We can also use Random.map to wrap a random address string with Address:

rawStreetGenerator : Generator String
rawStreetGenerator =
  Random.uniform "42 Some Plaza" ["123 Main Street", "789 Central Avenue"]

addressGenerator : Generator Address
addressGenerator =
  Random.map Address rawStreetGenerator

Finally how can we combine all these generators to get a single generator of users?

userGenerator : Generator User
userGenerator =
  Random.map3 User nameGenerator ageGenerator addressGenerator

The combined generator can be visualized as:

Tree of random generators

Comparing side by side

You may have noticed a pattern as we were going through these four examples.

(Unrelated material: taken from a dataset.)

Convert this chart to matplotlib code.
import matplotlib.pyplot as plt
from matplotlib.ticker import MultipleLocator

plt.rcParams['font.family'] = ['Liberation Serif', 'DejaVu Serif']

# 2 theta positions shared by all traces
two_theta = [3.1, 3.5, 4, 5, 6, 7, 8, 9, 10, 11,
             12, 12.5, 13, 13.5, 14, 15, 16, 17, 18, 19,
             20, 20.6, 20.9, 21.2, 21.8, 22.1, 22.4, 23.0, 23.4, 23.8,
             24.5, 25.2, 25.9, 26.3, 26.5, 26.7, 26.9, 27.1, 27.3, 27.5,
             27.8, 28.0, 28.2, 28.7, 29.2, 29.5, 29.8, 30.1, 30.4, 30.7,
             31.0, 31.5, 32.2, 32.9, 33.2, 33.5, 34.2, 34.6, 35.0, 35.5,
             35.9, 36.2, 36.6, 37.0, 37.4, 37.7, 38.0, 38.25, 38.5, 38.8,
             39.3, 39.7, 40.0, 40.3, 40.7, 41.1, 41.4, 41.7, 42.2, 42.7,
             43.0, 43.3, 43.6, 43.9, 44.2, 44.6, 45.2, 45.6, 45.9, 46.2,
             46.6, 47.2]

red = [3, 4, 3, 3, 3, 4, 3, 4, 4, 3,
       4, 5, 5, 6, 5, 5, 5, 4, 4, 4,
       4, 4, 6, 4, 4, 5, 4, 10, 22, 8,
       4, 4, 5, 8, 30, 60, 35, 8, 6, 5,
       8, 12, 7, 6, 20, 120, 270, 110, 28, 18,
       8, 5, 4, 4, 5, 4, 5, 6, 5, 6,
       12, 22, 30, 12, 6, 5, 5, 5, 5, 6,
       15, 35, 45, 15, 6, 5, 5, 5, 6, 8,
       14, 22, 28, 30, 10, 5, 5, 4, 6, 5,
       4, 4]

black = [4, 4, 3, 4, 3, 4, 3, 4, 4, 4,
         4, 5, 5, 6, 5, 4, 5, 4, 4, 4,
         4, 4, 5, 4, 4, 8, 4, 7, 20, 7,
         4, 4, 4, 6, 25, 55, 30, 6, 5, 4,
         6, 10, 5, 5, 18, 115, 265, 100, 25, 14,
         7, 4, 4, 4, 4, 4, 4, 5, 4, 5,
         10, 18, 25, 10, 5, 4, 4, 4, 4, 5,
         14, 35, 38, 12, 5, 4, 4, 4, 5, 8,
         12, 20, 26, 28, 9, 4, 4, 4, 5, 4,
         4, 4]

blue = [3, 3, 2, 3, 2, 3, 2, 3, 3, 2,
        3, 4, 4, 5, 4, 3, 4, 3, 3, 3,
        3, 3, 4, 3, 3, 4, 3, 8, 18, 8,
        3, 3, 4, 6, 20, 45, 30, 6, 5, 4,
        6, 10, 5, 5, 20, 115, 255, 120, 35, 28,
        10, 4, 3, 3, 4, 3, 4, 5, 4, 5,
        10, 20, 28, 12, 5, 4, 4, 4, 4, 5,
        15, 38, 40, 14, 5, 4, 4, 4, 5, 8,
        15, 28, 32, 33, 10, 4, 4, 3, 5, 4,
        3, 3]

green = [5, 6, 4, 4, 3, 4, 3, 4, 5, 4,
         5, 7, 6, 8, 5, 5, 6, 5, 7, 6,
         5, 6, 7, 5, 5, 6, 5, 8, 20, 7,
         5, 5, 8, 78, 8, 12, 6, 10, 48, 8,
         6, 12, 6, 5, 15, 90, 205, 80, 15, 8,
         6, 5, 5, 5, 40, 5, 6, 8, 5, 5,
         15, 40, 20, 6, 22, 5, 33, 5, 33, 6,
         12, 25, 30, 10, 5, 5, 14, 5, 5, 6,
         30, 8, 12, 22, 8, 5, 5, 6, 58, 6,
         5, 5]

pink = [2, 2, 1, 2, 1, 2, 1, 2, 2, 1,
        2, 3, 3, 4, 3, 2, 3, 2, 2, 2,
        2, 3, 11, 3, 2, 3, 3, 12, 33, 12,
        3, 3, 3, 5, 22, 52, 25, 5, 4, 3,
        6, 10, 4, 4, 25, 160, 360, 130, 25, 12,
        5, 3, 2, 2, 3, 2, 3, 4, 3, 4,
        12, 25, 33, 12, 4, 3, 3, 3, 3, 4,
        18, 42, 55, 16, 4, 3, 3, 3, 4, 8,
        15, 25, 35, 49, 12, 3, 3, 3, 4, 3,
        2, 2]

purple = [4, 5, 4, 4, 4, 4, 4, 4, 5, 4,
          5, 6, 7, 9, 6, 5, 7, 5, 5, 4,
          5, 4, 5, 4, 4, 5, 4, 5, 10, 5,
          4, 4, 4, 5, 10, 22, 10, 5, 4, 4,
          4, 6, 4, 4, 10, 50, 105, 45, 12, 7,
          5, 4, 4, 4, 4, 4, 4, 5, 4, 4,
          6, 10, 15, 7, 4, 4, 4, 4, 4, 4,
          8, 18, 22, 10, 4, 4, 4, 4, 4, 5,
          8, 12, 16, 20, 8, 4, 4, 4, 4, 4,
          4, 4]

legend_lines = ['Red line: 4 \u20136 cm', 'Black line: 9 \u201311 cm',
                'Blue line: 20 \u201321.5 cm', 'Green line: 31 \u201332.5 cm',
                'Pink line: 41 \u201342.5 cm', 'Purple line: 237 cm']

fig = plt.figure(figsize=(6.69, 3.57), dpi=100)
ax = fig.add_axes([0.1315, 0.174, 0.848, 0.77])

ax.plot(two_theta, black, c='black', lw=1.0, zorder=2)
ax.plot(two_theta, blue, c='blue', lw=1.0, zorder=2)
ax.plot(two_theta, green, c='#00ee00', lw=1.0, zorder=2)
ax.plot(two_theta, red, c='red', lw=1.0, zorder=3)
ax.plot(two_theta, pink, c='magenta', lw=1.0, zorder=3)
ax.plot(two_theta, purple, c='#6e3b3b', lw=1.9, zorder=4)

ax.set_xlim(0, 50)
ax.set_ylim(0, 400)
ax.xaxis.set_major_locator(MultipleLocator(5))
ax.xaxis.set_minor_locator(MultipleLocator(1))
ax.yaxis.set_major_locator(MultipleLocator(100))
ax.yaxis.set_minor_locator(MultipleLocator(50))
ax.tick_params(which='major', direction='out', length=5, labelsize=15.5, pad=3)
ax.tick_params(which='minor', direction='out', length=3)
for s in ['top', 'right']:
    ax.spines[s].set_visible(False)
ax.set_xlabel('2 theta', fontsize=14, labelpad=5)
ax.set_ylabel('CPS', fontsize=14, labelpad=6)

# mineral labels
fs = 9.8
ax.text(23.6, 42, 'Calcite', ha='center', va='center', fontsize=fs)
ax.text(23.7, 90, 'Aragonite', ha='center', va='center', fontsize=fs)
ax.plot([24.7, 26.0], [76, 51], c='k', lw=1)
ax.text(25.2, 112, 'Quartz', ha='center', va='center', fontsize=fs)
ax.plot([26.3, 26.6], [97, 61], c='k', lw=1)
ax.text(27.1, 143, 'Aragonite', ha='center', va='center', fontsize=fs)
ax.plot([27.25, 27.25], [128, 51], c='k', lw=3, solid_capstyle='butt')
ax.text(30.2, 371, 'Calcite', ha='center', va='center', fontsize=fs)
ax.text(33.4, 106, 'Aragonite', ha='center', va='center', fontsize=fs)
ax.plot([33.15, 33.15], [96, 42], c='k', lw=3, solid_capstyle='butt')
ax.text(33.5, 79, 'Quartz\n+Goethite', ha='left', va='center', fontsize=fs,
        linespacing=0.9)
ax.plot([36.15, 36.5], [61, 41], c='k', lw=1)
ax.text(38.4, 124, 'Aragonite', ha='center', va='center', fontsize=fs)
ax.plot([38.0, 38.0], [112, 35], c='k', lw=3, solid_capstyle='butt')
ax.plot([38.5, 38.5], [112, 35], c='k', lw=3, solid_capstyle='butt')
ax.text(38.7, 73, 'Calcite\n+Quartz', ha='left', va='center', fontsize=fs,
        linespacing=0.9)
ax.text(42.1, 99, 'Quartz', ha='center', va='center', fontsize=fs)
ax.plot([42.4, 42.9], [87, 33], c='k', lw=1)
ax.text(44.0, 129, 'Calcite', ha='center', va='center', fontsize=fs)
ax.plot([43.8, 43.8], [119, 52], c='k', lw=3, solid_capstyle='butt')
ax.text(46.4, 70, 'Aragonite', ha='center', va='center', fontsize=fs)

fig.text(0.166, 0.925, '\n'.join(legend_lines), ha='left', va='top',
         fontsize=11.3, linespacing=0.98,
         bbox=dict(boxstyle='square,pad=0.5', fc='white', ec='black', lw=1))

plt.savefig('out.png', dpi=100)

Let’s look some of those functions side by side:

Building an Address

Maybe.map  Address rawAddress
List.map   Address rawAddresses
Decode.map Address rawStreetDecoder
Random.map Address rawStreetGenerator

Building a User

Maybe.map3  User maybeName     maybeAge     maybeAddress
List.map3   User nameList      ageList      addressList
Decode.map3 User nameDecoder   ageDecoder   addressDecoder
Random.map3 User nameGenerator ageGenerator addressGenerator

General Concepts

You’re probably seeing a pattern now. Here are some general tips for doing this type of work:

  • When building complex structures, start with the smallest sub-part of your structure (generally a primitive value) and then combine them with each other to form more complex structures.
  • You can keep transforming and combining those combined structures as much as you want to create arbitrarily complex structures.
  • Use map to transform or wrap a value inside a wrapper structure.
  • Use map2, map3, and so on to combine multiple wrapped values together
  • If you get into a situation where mapping gives you nested containers (e.g. Maybe (Maybe Address)), you’ll want to take a look at the andThen function for your container.